- Exercise input -
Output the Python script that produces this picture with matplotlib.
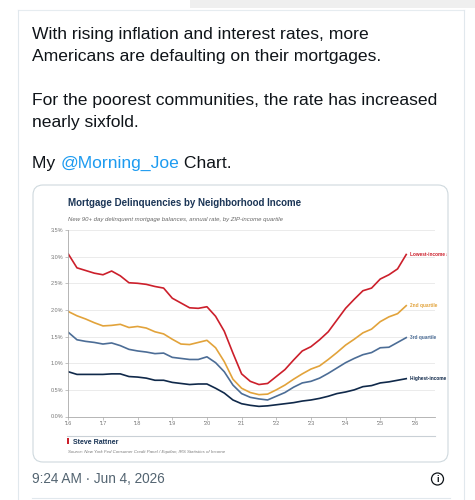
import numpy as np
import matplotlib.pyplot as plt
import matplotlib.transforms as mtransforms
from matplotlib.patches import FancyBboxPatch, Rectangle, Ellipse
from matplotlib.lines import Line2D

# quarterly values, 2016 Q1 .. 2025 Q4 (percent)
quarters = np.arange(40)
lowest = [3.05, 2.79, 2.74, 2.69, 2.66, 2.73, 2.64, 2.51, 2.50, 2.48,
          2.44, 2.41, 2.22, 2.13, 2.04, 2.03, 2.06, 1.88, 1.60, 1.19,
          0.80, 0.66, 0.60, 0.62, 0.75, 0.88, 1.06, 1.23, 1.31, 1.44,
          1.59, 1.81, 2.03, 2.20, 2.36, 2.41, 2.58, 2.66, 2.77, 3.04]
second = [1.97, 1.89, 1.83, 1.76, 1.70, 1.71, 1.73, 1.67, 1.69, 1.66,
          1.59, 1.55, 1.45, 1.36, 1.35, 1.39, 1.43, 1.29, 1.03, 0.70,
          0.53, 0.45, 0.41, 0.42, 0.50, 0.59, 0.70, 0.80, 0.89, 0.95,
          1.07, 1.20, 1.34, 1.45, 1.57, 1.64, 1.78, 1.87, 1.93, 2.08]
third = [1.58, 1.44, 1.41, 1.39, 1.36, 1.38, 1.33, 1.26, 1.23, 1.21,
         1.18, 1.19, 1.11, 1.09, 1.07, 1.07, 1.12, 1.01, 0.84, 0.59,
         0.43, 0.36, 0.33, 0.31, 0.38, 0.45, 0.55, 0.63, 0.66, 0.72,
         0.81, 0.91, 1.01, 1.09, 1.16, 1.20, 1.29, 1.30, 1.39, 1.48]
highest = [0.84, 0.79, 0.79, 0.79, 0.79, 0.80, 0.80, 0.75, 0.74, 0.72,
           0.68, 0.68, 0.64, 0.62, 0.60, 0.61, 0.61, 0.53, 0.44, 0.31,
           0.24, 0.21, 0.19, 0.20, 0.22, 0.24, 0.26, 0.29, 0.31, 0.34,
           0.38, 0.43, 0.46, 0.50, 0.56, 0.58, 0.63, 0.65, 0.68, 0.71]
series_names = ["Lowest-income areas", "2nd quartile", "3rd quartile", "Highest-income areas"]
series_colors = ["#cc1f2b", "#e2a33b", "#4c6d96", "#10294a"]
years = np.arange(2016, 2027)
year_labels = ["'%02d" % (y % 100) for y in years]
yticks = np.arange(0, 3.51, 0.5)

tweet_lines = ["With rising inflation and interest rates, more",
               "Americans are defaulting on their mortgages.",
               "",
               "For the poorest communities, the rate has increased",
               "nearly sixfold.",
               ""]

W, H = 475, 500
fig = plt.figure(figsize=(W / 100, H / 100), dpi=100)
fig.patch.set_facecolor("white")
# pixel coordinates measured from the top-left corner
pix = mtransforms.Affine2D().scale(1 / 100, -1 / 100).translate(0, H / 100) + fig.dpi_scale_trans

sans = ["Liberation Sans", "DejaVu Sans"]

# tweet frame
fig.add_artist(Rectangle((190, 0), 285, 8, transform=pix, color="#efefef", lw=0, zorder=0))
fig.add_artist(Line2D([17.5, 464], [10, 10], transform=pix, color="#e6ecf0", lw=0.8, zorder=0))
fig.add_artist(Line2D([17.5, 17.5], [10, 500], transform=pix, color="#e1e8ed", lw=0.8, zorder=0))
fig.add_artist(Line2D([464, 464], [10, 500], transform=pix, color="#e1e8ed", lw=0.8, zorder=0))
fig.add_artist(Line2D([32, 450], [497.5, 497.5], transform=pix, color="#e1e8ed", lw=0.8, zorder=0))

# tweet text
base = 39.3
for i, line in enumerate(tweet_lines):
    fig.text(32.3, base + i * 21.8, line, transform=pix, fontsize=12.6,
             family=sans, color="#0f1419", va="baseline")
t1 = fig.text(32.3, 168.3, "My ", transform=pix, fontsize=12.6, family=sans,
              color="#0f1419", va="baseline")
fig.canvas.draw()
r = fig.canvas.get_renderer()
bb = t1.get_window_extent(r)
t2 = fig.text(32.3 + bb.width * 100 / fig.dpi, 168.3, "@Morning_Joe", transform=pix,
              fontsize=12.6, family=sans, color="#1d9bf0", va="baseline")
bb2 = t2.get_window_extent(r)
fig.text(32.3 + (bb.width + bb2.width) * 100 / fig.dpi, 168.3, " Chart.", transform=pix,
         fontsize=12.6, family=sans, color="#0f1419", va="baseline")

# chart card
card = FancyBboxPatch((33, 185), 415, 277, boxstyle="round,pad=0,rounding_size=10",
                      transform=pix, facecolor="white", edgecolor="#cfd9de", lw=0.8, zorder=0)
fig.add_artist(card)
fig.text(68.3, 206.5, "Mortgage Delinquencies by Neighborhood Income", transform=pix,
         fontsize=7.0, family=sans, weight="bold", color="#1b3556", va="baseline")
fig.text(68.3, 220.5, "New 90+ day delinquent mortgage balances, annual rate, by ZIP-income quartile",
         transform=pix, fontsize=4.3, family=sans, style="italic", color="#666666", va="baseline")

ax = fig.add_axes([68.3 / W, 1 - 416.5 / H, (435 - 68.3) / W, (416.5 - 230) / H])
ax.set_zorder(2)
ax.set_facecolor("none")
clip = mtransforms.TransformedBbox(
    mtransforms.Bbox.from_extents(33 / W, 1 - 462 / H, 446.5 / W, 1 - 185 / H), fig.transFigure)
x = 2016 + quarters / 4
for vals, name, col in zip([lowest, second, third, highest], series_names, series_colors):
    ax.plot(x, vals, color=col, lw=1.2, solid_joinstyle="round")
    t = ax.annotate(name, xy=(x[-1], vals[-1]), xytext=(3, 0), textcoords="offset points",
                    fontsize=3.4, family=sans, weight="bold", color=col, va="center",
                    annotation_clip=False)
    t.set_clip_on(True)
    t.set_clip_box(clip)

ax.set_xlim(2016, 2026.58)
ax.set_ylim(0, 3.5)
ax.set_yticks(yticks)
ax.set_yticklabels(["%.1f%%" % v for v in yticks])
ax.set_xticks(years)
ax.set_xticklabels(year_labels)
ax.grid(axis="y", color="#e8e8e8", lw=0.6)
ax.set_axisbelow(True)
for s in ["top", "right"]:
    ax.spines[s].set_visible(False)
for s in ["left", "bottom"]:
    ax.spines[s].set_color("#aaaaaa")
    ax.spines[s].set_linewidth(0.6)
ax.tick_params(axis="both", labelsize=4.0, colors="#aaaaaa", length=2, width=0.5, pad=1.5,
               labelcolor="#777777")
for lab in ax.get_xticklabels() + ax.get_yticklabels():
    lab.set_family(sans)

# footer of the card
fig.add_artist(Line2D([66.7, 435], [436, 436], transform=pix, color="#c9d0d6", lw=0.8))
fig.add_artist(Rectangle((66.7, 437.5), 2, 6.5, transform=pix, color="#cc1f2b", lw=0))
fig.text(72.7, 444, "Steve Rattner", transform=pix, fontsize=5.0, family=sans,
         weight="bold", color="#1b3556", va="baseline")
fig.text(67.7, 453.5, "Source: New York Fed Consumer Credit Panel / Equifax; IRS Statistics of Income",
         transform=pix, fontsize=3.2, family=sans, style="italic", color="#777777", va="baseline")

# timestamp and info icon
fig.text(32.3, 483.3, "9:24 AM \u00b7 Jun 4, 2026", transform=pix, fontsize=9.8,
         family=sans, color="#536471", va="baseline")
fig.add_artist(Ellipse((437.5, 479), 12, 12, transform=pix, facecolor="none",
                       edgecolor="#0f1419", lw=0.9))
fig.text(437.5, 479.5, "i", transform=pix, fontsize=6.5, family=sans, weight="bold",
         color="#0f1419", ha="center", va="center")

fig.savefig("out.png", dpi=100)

==

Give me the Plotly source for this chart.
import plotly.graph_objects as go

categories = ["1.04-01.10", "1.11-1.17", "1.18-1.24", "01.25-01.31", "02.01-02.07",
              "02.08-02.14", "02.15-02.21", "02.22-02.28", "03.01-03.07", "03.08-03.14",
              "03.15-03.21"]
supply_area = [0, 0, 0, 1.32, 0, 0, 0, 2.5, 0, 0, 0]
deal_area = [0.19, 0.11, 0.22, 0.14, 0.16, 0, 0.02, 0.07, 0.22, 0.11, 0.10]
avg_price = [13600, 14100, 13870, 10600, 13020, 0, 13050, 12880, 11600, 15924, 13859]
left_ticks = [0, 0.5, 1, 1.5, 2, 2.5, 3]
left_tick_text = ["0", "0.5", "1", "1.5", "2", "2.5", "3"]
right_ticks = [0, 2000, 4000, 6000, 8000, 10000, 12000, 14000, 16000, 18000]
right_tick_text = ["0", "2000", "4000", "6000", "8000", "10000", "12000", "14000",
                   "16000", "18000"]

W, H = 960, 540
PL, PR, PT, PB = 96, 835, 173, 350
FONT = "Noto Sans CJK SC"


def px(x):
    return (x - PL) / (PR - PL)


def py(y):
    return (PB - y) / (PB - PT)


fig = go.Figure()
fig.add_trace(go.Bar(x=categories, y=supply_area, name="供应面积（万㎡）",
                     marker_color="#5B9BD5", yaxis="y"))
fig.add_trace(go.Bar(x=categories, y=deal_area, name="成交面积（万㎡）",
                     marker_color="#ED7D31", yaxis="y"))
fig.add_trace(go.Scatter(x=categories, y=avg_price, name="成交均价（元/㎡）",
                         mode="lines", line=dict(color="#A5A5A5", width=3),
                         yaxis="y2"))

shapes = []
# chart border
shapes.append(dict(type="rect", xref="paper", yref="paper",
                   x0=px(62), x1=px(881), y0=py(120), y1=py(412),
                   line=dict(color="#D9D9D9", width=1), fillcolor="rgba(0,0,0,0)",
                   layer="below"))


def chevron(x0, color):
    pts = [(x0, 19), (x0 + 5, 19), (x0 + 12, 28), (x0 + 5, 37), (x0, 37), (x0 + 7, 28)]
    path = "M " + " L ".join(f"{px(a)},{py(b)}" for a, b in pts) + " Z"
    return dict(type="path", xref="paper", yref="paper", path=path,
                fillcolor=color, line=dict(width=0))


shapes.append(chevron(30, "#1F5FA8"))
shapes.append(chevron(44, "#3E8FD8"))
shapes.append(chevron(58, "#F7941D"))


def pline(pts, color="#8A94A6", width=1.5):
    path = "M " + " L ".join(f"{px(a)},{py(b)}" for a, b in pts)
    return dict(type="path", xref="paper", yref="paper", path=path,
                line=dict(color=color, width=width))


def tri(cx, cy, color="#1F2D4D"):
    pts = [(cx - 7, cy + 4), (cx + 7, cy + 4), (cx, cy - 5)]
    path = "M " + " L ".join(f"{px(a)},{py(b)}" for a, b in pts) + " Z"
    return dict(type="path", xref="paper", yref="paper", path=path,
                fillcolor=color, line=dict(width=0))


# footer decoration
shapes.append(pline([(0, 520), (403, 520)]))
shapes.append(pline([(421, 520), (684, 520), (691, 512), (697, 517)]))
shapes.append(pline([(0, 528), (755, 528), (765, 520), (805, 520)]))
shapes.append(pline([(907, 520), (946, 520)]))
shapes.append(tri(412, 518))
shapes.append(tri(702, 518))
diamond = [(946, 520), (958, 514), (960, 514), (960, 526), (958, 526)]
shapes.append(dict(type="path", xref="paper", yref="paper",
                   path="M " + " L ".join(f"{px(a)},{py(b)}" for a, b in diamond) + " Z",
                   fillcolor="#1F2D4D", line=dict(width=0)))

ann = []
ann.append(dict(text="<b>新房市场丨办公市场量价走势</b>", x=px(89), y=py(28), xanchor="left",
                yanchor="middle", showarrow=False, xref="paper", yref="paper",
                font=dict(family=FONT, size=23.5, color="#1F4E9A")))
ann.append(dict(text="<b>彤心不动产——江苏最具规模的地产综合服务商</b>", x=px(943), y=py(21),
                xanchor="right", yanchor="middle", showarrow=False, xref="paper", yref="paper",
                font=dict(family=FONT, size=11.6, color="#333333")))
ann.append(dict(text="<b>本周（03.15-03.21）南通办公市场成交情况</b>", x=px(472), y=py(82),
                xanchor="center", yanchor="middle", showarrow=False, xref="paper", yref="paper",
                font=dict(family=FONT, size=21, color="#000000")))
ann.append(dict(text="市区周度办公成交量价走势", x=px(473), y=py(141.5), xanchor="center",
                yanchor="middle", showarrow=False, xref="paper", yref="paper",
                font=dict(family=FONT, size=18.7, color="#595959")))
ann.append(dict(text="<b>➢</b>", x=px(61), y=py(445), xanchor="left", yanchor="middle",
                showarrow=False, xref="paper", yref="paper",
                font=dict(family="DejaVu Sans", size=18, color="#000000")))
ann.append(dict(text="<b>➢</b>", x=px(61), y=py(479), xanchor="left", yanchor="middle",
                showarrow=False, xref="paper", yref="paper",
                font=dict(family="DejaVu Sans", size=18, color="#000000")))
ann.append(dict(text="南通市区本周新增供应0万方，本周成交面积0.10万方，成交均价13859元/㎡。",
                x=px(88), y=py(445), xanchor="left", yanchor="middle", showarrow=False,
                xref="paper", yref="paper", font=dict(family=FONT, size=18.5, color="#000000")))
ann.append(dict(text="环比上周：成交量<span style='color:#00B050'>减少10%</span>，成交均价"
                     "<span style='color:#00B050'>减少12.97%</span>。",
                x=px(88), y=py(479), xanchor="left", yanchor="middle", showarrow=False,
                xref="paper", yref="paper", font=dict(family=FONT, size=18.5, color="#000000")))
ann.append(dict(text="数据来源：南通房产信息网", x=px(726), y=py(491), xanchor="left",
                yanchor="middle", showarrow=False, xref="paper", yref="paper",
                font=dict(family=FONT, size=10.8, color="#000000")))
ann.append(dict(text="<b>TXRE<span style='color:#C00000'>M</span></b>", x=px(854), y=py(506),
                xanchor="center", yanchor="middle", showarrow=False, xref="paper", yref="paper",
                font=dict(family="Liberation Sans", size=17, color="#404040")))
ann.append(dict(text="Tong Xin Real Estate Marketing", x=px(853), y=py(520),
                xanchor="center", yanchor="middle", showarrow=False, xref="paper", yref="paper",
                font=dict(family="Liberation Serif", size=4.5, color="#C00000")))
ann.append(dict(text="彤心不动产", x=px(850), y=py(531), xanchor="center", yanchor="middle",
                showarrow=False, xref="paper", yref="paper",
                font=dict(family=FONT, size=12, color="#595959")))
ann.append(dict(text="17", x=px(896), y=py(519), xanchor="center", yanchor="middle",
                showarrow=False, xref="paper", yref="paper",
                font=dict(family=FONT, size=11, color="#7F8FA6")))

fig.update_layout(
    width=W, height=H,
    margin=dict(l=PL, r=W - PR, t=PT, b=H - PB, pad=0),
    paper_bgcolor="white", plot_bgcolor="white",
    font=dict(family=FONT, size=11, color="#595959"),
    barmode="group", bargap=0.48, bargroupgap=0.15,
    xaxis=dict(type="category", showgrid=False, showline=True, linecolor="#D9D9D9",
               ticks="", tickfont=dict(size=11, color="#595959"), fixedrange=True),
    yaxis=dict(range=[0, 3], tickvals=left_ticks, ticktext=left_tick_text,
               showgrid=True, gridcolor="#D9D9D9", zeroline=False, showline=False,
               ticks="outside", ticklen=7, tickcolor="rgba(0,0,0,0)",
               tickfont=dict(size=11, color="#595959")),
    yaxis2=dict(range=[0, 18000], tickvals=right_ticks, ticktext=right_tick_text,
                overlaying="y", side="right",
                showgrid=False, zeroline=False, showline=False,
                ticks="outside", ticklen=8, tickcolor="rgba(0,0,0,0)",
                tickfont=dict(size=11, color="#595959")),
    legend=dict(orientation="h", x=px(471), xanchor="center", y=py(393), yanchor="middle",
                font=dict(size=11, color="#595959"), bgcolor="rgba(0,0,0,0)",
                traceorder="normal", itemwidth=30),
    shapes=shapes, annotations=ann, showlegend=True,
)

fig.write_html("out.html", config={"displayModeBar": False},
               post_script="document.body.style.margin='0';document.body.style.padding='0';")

- What you have to do -
Your task is to retype exactly the lines from the one containing "Output the Python" through the one containing "from matplotlib.lines import Line2D", leaving every picture out.

- The result -
Output the Python script that produces this picture with matplotlib.
import numpy as np
import matplotlib.pyplot as plt
import matplotlib.transforms as mtransforms
from matplotlib.patches import FancyBboxPatch, Rectangle, Ellipse
from matplotlib.lines import Line2D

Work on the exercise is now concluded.